Exit – The mention brings in both joy & sorrow. It means different things to different stakeholders in the ecosystem.
The last few quarters have been more of grief (companies closing down, return of capital mid- stream, governance issues …) rather than Investors counting the moolahs of returns.
A business runs on profits and the growth in the topline revenue & profit is what is the fuel for investor interest among other things.
Today, ‘P’ is an often used letter – which is profit. The romance with ‘disrupting the status quo is on the wane. Today, the disruption is well thought out – will the enterprise be profitable & the investors make a return on the investment.
The capital flow into this space in a structured manner is on the rise.
Alternative Investment Fund (AIFs – as more popularly mentioned) has slowly become the chosen vehicle for investing.
When this was formalized in 2012, the committed amount was Rs 360 crore (with invested amount – Rs. 7 crore)
In 2023, the committed amount was $135 Bn (invested amount $53.69 Bn).
It has come a long way, and the numbers indicate – the expectations from the Indian startup ecosystem.
And now the investments for the past, the return of capital and on capital is being sought.
It’s a misnomer that the exit from AIF investments can happen in less than 3-5 years. Its an aberration or serendipity if that plays out. Investing in AiF’s has to be with a 5-8 year horizon, if not earlier.
This will set right the exit expectations.

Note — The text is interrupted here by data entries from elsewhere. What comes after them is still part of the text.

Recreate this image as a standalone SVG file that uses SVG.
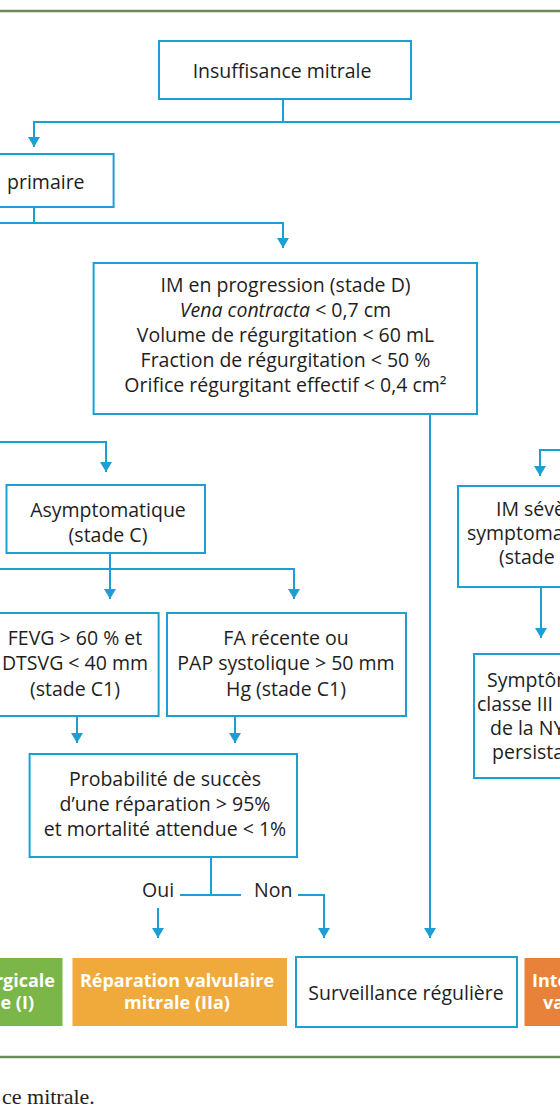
<svg xmlns="http://www.w3.org/2000/svg" width="560" height="1120" viewBox="0 0 560 1120">
<defs>
<marker id="ah" markerUnits="userSpaceOnUse" markerWidth="12" markerHeight="12" refX="10" refY="6" orient="auto" viewBox="0 0 10 12">
<path d="M0,0 L10,6 L0,12 z" fill="#1e9fd4"/>
</marker>
<style>
.box{fill:#fff;stroke:#1e9fd4;stroke-width:2}
.t{font-family:"Open Sans","Noto Sans",sans-serif;font-size:19.5px;fill:#1e1e1e;text-anchor:middle}
.ts{font-family:"Open Sans","Noto Sans",sans-serif;font-size:19.5px;fill:#1e1e1e;text-anchor:start}
.w{font-family:"Open Sans","Noto Sans",sans-serif;font-size:18px;font-weight:700;fill:#fff;text-anchor:middle}
.c{fill:none;stroke:#1e9fd4;stroke-width:2}
.rule{stroke:#6b8c5a;stroke-width:2.5}
</style>
</defs>
<rect x="0" y="0" width="560" height="1120" fill="#fff"/>
<line class="rule" x1="0" y1="11" x2="560" y2="11"/>
<line class="rule" x1="0" y1="1057" x2="560" y2="1057"/>

<g id="connectors">
<path class="c" d="M283,99 V122"/>
<path class="c" d="M560,122 H34 V147" marker-end="url(#ah)"/>
<path class="c" d="M34,207 V223"/>
<path class="c" d="M0,223 H283 V248" marker-end="url(#ah)"/>
<path class="c" d="M430,414 V938" marker-end="url(#ah)"/>
<path class="c" d="M0,442 H106 V472" marker-end="url(#ah)"/>
<path class="c" d="M110,553 V599" marker-end="url(#ah)"/>
<path class="c" d="M0,569 H294 V599" marker-end="url(#ah)"/>
<path class="c" d="M77,716 V743" marker-end="url(#ah)"/>
<path class="c" d="M235,716 V743" marker-end="url(#ah)"/>
<path class="c" d="M211,857 V895"/>
<path class="c" d="M180,895 H241"/>
<path class="c" d="M158,908 V938" marker-end="url(#ah)"/>
<path class="c" d="M298,895 H324 V938" marker-end="url(#ah)"/>
<path class="c" d="M560,450 H540 V476" marker-end="url(#ah)"/>
<path class="c" d="M541,587 V638" marker-end="url(#ah)"/>
</g>

<g id="n-insuffisance">
<rect class="box" x="159" y="41" width="252" height="58"/>
<text class="t" x="282" y="78">Insuffisance mitrale</text>
</g>

<g id="n-primaire">
<rect class="box" x="-10" y="154" width="123.6" height="53"/>
<text class="ts" x="7" y="189">primaire</text>
</g>

<g id="n-progression">
<rect class="box" x="93.6" y="263" width="383.4" height="151"/>
<text class="t" x="285.5" y="292">IM en progression (stade D)</text>
<text class="t" x="285.5" y="317"><tspan font-style="italic">Vena contracta</tspan> &lt; 0,7 cm</text>
<text class="t" x="285.5" y="342">Volume de régurgitation &lt; 60 mL</text>
<text class="t" x="285.5" y="367">Fraction de régurgitation &lt; 50 %</text>
<text class="t" x="285.5" y="392">Orifice régurgitant effectif &lt; 0,4 cm²</text>
</g>

<g id="n-asymptomatique">
<rect class="box" x="6.5" y="485" width="198.5" height="68"/>
<text class="t" x="108" y="517">Asymptomatique</text>
<text class="t" x="108" y="542">(stade C)</text>
</g>

<g id="n-fevg">
<rect class="box" x="-10" y="613" width="168.6" height="103"/>
<text class="t" x="75" y="645">FEVG &gt; 60 % et</text>
<text class="t" x="75" y="670">DTSVG &lt; 40 mm</text>
<text class="t" x="75" y="696">(stade C1)</text>
</g>

<g id="n-fa">
<rect class="box" x="167" y="613" width="239" height="103"/>
<text class="t" x="286" y="645">FA récente ou</text>
<text class="t" x="286" y="670">PAP systolique &gt; 50 mm</text>
<text class="t" x="286" y="696">Hg (stade C1)</text>
</g>

<g id="n-probabilite">
<rect class="box" x="29.6" y="754" width="267.4" height="103"/>
<text class="t" x="165" y="786">Probabilité de succès</text>
<text class="t" x="165" y="811">d’une réparation &gt; 95%</text>
<text class="t" x="165" y="836">et mortalité attendue &lt; 1%</text>
</g>

<g id="labels">
<text class="ts" x="142" y="897">Oui</text>
<text class="ts" x="254" y="897">Non</text>
</g>

<g id="n-severe">
<rect class="box" x="458" y="486" width="120" height="101"/>
<text class="ts" x="496" y="516">IM sévè</text>
<text class="ts" x="467" y="540">symptoma</text>
<text class="ts" x="499" y="564">(stade</text>
</g>

<g id="n-symptomes">
<rect class="box" x="474" y="654" width="100" height="124"/>
<text class="ts" x="487" y="687">Symptôm</text>
<text class="ts" x="477" y="711">classe III</text>
<text class="ts" x="490" y="735">de la NY</text>
<text class="ts" x="492" y="759">persista</text>
</g>

<g id="n-chirurgicale">
<rect x="-5" y="958" width="67.5" height="68" fill="#7ab648"/>
<text class="w" x="55" y="987" style="text-anchor:end">rgicale</text>
<text class="w" x="34" y="1009" style="text-anchor:end">e (I)</text>
</g>

<g id="n-reparation">
<rect x="72.5" y="958" width="214.5" height="68" fill="#f0aa3c"/>
<text class="w" x="177" y="987">Réparation valvulaire</text>
<text class="w" x="177" y="1009">mitrale (IIa)</text>
</g>

<g id="n-surveillance">
<rect class="box" x="296" y="957" width="221" height="70"/>
<text class="t" x="406" y="1000">Surveillance régulière</text>
</g>

<g id="n-intervention">
<rect x="524.5" y="958" width="40" height="68" fill="#e8823a"/>
<text class="w" x="532" y="987" style="text-anchor:start">Inte</text>
<text class="w" x="543" y="1009" style="text-anchor:start">va</text>
</g>

<text x="2" y="1104" font-family="Liberation Serif, serif" font-size="22" fill="#222">ce mitrale.</text>
</svg>
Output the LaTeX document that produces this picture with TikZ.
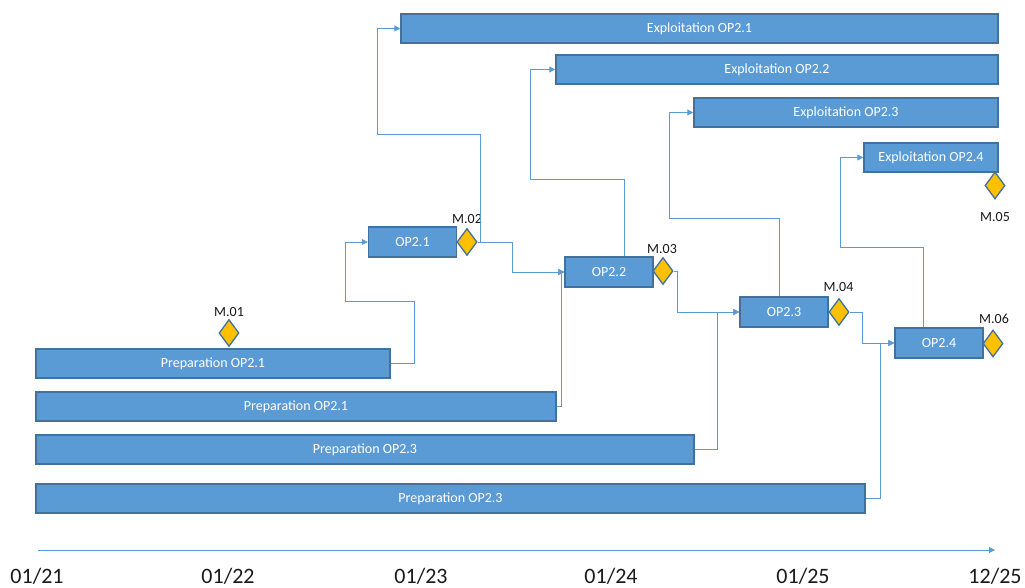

Also, when you decide to invest in this asset class, it needs to be well thought out as liquidity is a challenge.
The count of exits in 2017 was 117 ( average exit value being $ 36mn) and in 2023, the count of exits being 83 (average exit value being $ 79 mn). So the count has reduced but the exit value being more than double.
This data paints a very positive picture of exits.
But the truth is far from this. The average investment holding period for the investor has gone up. And today, many of the early-stage investors face this ‘exit’ dilemma.
When the return of capital and return on capital takes time to materialize, fresh capital allocation to the opportunities becomes an issue. The prospective investors take longer time to decide on whether to invest. And this in turn impacts the ecosystem.
Today – growth at all costs has taken a back seat and the basics of running a business and entity at the forefront, which is good for the eco-system.
This will also ensure that ‘ exits’ can become more predictable.